Da staunt der Laie, und der Fachmann wundert sich.
Mein Puls sank wieder unter 180 bpm.
Schließlich die Erlösung, ich bekam alle Papiere ausgehändigt, Text in Zeile 22:
zu (15.1) u. (15.2) : auch genehm. vuh 185/55R14 a. original-LM-Felge 6Jx14 ET38 ,Herst.:BBS , Kennz.: 6K0 601 015M***
Für diese Eintragung zahlte ich 122 Euro.
Um die viele Nerven, den vielen Schweiß und noch mehr Ärger tat es mir mehr leid.
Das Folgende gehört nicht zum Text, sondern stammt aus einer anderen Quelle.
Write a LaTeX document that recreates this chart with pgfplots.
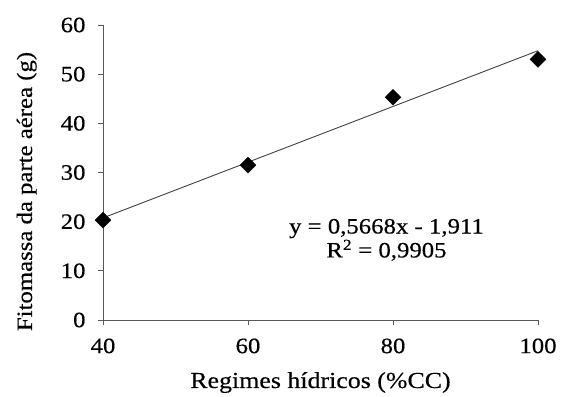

Ich war zwar erleichtert alles hinter mir zu haben, aber trotzdem war ich sehr verwirrt bezüglich des Impacttests.
Ich finde es nicht richtig dass man von verschiedenen Prüfern verschiedene Aussagen dazu erhält, wie sieht denn das aus? Das geht meiner Meinung nach gar nicht.
Um mir endgültige Gewissheit zu verschaffen und eine eindeutige offizielle Aussage zu bekommen, schrieb ich den TÜV-Nord an und erbat weitere Informationen zum Impacttest.
Ich frug wann dieser nötig sei, erst ab einer bestimmten Traglast oder ab einem bestimmten Baujahr des Teils und/oder des Fahrzeugs (wie ich es bereits von privat im Internet las), welche Angaben und Details dafür eine Rolle spielen, und ob der TÜV bundesweit, oder nur der TÜV-Nord diesen Test fordert.
Als Antwort wurde mir geschrieben:

Sehr geehrter Herr L…..,

die „Richtlinie zur Prüfung von Sonderrädern“ ist in der heutigen Fassung (mit Impacttest) am 01.04.2000 in Kraft getreten. Das heißt, dass Fahrzeuge und Räder, die vor diesem Datum erstmals in den Verkehr gekommen sind, den Impacttest nicht nachweisen müssen.

Für die Reifengröße 185/60R14 a. Felge 6Jx14 ET 38 sende ich Ihnen die Auflagen für ein Rad identischer Geometrie.

Mit freundlichen Grüßen

Auf der einen Seite freut mich diese eindeutige Antwort, auf der anderen Seite denke ich, hätten die ersten Prüfer das gewusst, wären mir viel Zeit, Ärger und Mühen erspart geblieben.

Seit dem fahre ich endlich auch im Winter Solitude Felgen.